--- begin RECORD LIST ---
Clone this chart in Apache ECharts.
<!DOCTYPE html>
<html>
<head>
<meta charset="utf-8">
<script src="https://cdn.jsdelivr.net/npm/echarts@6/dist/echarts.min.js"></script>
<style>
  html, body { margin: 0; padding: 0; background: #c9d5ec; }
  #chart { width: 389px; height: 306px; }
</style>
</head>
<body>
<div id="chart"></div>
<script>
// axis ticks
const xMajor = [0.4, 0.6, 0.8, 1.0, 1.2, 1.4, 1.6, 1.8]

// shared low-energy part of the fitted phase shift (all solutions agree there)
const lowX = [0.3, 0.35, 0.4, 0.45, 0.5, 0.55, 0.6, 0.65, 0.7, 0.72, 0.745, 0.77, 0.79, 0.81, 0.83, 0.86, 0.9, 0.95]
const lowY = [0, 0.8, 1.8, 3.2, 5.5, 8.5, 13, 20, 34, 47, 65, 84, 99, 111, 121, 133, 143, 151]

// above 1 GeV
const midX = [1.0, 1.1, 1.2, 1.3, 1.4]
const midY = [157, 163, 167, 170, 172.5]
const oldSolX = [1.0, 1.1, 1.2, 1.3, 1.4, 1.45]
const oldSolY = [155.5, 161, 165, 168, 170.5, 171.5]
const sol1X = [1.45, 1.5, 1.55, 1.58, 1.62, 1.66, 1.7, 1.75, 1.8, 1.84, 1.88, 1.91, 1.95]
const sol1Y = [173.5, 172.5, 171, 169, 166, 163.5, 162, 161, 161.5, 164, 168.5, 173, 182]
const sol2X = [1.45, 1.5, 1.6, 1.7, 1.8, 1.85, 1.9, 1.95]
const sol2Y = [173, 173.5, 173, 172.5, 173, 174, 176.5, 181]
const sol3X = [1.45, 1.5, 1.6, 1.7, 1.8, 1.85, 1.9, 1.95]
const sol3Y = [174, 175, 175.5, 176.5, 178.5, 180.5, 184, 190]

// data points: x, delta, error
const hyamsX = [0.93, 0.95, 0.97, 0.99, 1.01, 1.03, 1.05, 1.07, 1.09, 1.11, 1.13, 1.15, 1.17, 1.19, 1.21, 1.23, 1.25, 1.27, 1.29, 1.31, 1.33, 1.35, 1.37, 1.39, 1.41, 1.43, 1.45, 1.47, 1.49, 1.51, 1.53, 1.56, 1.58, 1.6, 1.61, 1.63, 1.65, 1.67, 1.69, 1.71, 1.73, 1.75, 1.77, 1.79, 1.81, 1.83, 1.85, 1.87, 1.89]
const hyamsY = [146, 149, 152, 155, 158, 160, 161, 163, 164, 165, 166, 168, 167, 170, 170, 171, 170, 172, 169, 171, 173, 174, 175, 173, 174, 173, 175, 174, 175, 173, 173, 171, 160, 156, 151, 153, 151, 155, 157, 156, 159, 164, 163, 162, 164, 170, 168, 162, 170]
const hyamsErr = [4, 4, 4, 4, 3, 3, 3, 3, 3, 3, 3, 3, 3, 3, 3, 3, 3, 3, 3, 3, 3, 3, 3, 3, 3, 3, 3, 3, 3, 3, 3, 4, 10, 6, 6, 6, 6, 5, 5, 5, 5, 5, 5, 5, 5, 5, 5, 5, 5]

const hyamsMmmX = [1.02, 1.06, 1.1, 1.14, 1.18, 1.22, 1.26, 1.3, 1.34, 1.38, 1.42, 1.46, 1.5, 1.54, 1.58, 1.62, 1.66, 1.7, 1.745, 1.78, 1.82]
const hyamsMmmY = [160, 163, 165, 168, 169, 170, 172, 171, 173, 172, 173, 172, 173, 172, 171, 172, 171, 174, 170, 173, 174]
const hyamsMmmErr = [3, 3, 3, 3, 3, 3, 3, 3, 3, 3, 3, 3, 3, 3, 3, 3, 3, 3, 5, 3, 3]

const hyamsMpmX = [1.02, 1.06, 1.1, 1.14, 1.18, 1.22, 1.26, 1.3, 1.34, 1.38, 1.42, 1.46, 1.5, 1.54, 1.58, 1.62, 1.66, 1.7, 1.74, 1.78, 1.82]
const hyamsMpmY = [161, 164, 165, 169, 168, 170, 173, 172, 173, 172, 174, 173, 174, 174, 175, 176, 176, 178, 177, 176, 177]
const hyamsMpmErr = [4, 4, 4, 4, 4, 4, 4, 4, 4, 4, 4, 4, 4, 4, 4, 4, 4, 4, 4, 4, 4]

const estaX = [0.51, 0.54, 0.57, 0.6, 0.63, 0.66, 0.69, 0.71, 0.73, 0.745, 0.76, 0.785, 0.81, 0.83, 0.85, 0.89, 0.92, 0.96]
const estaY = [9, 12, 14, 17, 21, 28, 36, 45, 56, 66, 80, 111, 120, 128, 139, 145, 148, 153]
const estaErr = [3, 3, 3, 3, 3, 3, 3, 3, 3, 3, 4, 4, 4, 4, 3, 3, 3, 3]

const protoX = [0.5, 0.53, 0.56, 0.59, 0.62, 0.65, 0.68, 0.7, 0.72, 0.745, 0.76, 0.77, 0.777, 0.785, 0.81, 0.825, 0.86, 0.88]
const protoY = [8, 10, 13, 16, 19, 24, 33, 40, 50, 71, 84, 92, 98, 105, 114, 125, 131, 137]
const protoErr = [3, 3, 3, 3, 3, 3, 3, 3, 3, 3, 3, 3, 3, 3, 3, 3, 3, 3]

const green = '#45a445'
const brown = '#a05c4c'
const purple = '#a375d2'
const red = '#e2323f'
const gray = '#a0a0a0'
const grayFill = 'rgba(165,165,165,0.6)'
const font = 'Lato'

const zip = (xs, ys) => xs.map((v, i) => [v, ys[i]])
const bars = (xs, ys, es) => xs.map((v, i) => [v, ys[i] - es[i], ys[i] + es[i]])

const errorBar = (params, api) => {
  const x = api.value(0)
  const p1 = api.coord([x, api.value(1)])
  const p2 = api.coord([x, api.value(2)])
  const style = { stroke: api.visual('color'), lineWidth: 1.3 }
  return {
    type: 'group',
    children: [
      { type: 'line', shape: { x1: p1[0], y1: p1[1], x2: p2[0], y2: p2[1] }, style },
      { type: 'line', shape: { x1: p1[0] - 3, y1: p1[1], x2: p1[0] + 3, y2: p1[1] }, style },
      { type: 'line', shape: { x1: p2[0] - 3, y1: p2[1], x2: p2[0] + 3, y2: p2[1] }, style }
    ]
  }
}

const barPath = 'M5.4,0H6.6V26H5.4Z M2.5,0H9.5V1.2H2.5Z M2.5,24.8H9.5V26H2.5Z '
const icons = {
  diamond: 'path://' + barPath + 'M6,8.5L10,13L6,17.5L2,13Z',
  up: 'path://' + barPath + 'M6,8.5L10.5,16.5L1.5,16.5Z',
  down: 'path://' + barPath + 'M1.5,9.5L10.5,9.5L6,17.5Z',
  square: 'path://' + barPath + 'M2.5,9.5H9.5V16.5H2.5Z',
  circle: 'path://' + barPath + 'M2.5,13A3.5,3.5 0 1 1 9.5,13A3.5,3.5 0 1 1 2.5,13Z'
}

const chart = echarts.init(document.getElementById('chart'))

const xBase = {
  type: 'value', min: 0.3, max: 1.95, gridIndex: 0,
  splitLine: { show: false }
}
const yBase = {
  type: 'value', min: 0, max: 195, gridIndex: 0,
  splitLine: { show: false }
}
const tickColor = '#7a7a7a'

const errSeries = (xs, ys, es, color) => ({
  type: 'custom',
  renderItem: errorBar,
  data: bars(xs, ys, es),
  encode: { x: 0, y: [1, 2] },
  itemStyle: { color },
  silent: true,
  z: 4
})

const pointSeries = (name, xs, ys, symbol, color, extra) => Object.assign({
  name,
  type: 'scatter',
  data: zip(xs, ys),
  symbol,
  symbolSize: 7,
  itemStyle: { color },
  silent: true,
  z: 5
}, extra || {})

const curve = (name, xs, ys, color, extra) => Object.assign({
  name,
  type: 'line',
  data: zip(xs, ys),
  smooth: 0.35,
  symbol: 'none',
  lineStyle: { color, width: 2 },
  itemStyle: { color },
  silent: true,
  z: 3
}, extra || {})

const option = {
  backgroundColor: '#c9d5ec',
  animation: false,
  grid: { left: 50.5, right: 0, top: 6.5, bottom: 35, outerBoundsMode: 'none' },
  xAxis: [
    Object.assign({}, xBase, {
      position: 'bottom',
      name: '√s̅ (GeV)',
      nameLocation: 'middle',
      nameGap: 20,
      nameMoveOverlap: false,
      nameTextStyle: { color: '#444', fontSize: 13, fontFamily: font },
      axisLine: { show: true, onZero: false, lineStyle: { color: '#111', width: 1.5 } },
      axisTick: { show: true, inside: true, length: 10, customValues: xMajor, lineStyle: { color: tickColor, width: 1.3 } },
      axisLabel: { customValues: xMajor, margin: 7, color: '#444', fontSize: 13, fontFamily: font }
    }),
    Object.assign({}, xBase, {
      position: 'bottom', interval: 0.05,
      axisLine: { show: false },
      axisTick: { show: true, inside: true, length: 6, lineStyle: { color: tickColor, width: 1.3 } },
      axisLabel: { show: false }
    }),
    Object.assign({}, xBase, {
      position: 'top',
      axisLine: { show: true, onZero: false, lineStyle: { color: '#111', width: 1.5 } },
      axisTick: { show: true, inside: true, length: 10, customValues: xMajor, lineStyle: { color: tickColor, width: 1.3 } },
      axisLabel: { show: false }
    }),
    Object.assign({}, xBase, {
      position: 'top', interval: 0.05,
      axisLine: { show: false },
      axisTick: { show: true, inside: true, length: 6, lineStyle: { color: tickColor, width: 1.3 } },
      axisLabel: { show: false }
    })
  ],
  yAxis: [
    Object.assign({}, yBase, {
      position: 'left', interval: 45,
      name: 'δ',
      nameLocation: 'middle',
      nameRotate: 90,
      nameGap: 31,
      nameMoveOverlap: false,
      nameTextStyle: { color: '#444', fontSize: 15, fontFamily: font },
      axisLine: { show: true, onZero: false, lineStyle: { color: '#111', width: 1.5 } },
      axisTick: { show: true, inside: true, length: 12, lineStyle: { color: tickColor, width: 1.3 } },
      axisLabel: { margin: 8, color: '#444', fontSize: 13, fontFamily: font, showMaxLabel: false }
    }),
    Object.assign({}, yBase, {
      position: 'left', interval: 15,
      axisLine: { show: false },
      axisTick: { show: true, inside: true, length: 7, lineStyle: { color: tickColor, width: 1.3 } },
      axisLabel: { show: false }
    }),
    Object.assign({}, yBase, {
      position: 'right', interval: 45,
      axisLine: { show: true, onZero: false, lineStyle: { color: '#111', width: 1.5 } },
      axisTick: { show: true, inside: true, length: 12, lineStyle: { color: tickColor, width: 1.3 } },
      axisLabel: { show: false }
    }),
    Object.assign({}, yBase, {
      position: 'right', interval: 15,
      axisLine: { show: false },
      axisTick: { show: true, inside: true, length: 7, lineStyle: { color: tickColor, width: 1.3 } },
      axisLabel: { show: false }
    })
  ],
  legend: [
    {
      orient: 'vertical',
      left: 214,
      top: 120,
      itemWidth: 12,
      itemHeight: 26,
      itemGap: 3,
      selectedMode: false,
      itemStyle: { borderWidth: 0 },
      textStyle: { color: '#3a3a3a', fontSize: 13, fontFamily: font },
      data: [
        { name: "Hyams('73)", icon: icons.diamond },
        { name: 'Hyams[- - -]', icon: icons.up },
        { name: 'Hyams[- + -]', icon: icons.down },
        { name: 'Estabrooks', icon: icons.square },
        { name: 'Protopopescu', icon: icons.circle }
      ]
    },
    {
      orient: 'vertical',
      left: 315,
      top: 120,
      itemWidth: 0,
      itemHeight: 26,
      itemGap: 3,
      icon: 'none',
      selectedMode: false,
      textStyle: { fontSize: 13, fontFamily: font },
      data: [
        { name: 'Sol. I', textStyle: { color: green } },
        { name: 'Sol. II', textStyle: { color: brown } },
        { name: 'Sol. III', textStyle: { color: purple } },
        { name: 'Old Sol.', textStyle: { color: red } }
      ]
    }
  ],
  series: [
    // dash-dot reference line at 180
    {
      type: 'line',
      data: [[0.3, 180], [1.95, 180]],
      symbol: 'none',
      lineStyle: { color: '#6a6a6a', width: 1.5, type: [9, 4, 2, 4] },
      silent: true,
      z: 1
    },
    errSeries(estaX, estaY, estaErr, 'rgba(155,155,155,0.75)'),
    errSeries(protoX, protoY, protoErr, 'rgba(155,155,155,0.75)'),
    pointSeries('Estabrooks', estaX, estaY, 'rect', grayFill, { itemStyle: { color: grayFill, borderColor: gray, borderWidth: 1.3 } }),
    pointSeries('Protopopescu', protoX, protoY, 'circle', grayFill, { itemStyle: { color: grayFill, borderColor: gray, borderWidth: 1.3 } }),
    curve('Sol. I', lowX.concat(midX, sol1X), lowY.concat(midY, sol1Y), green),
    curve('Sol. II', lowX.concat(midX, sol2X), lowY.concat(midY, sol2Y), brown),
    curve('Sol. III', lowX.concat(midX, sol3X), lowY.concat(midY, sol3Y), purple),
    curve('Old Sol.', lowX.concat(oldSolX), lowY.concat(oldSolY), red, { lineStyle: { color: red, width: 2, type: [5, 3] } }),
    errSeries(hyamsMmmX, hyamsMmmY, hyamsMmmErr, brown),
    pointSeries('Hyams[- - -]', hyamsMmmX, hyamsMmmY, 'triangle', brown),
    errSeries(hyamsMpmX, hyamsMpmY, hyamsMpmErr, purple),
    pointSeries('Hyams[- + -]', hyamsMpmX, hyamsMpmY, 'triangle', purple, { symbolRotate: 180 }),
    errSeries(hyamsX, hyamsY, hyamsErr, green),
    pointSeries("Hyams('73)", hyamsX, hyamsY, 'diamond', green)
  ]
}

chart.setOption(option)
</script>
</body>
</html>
--- end RECORD LIST ---
--- begin RECORD LIST ---
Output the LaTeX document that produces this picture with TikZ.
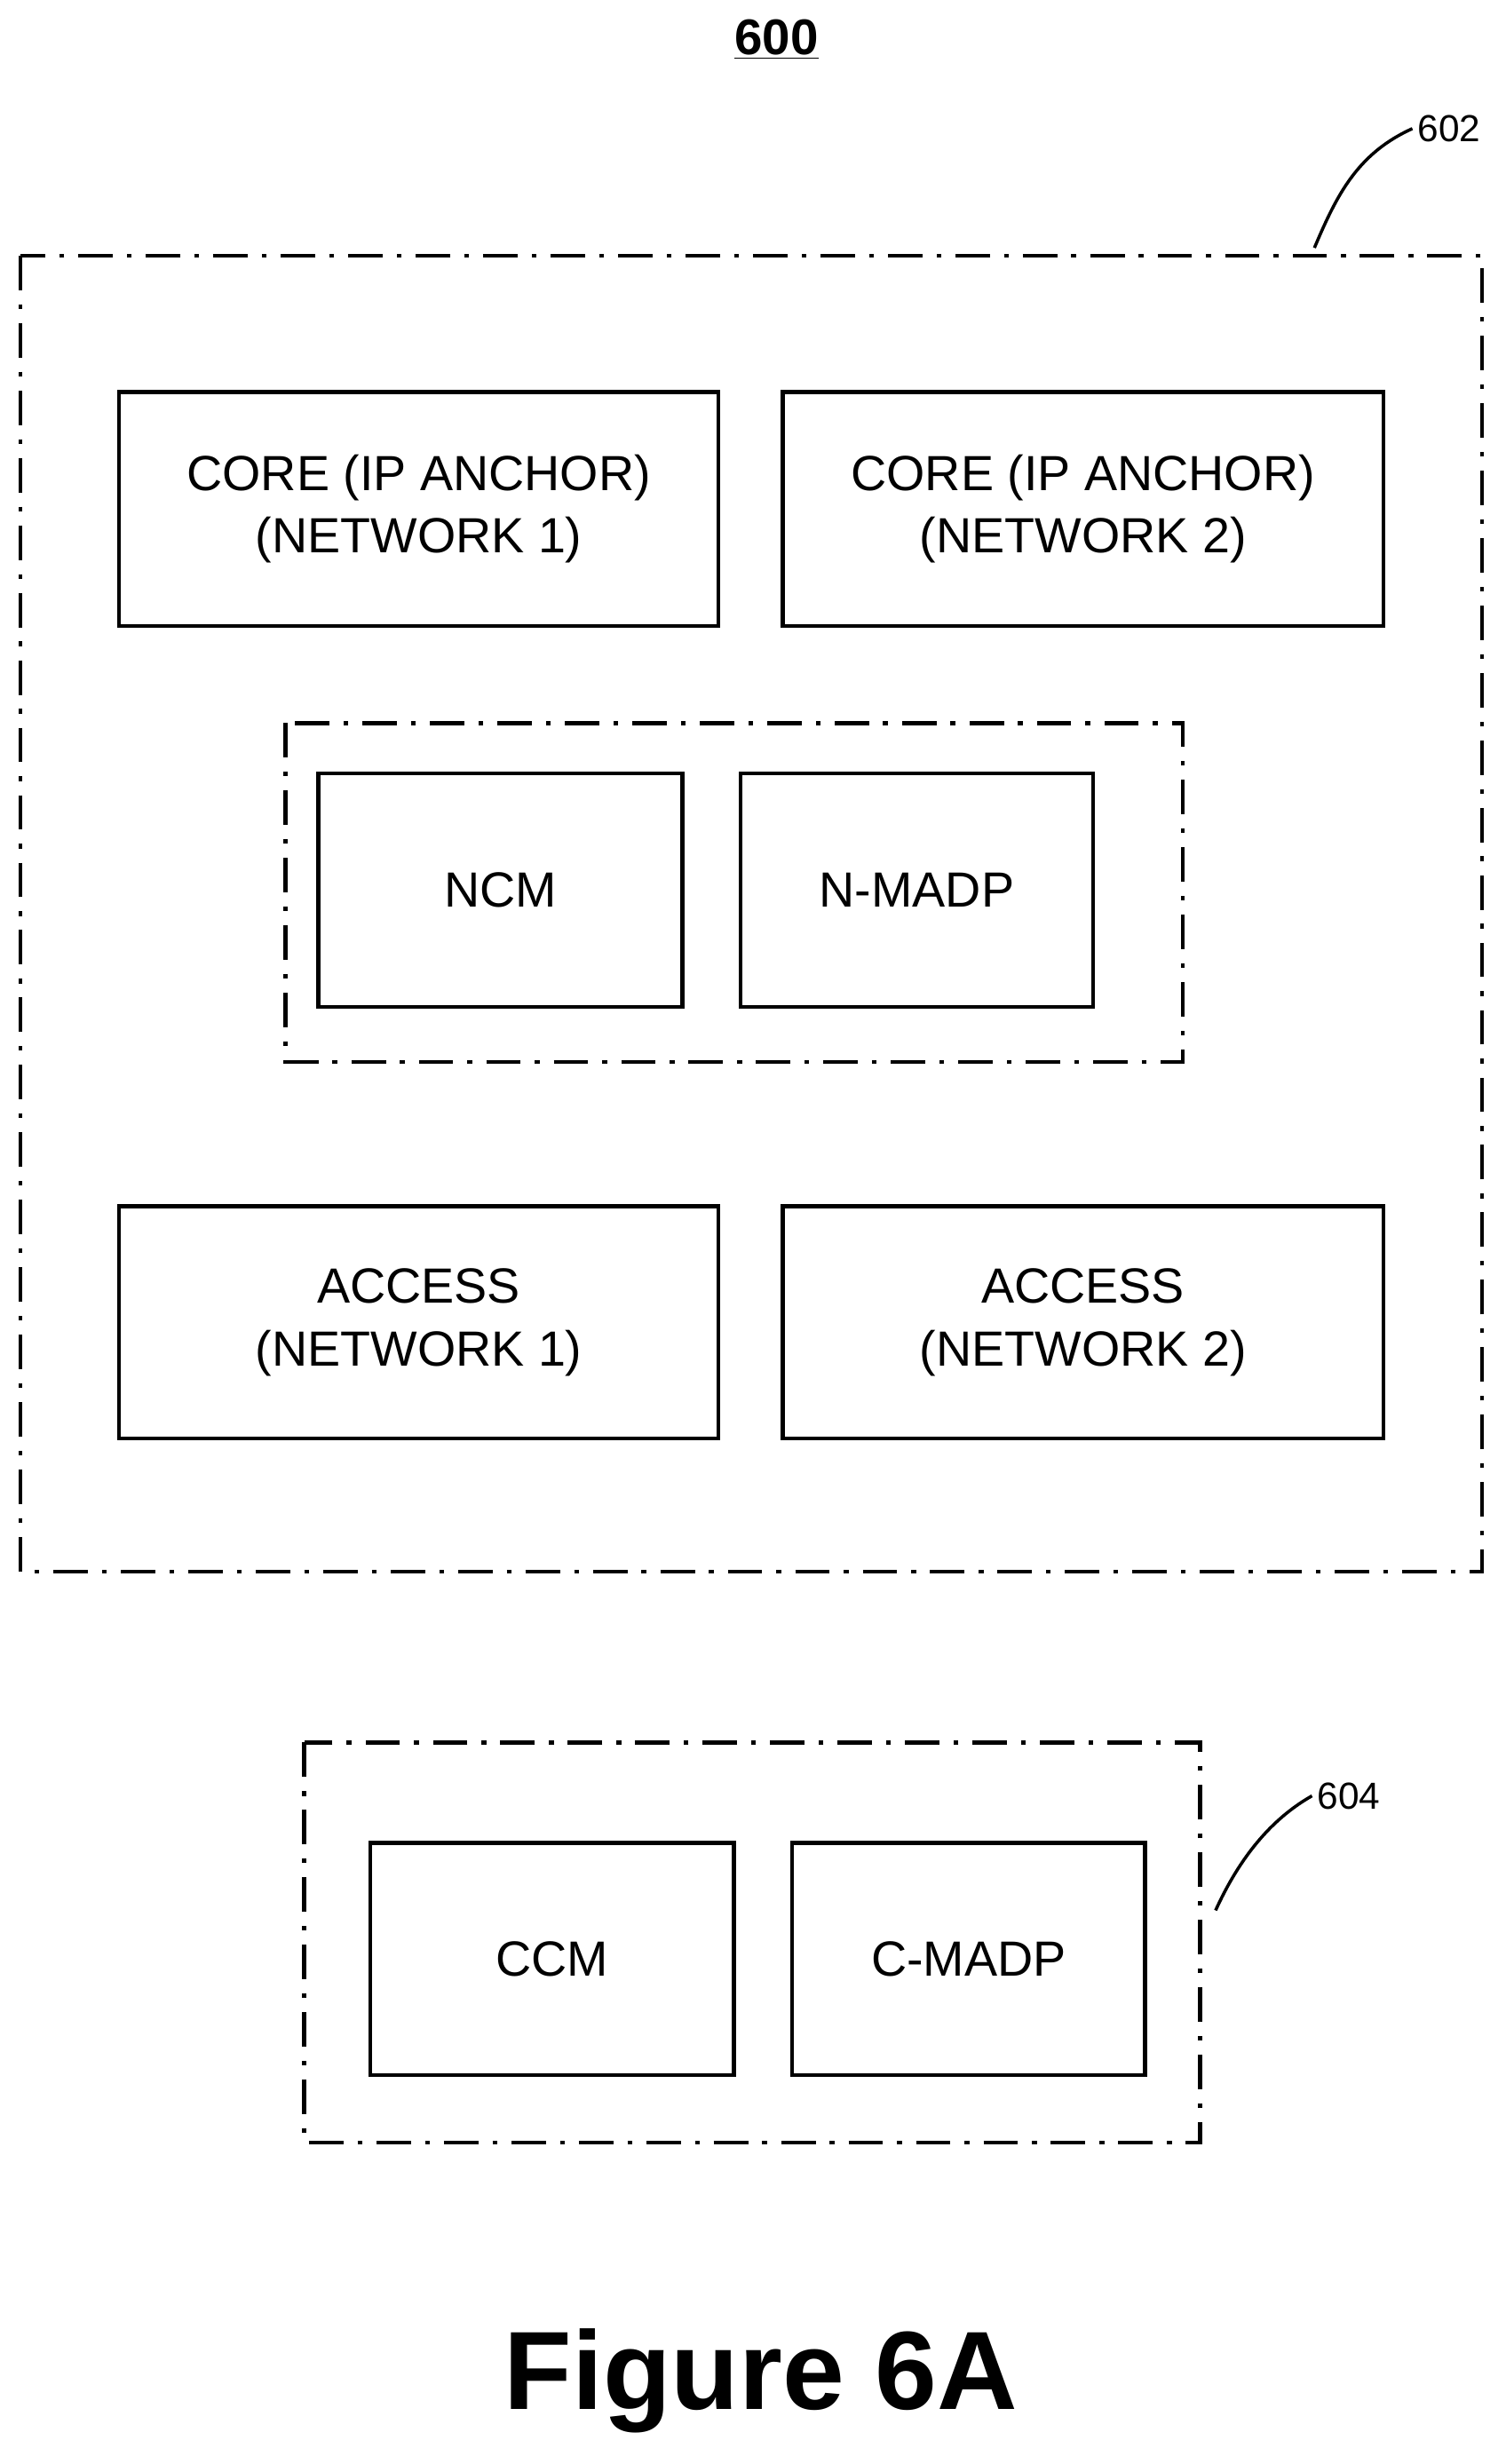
--- end RECORD LIST ---
▶ [DIRECTION] From the entries above, extract every line where the word "document" appears.

▶ [RESULT BELOW]
const chart = echarts.init(document.getElementById('chart'))
Output the LaTeX document that produces this picture with TikZ.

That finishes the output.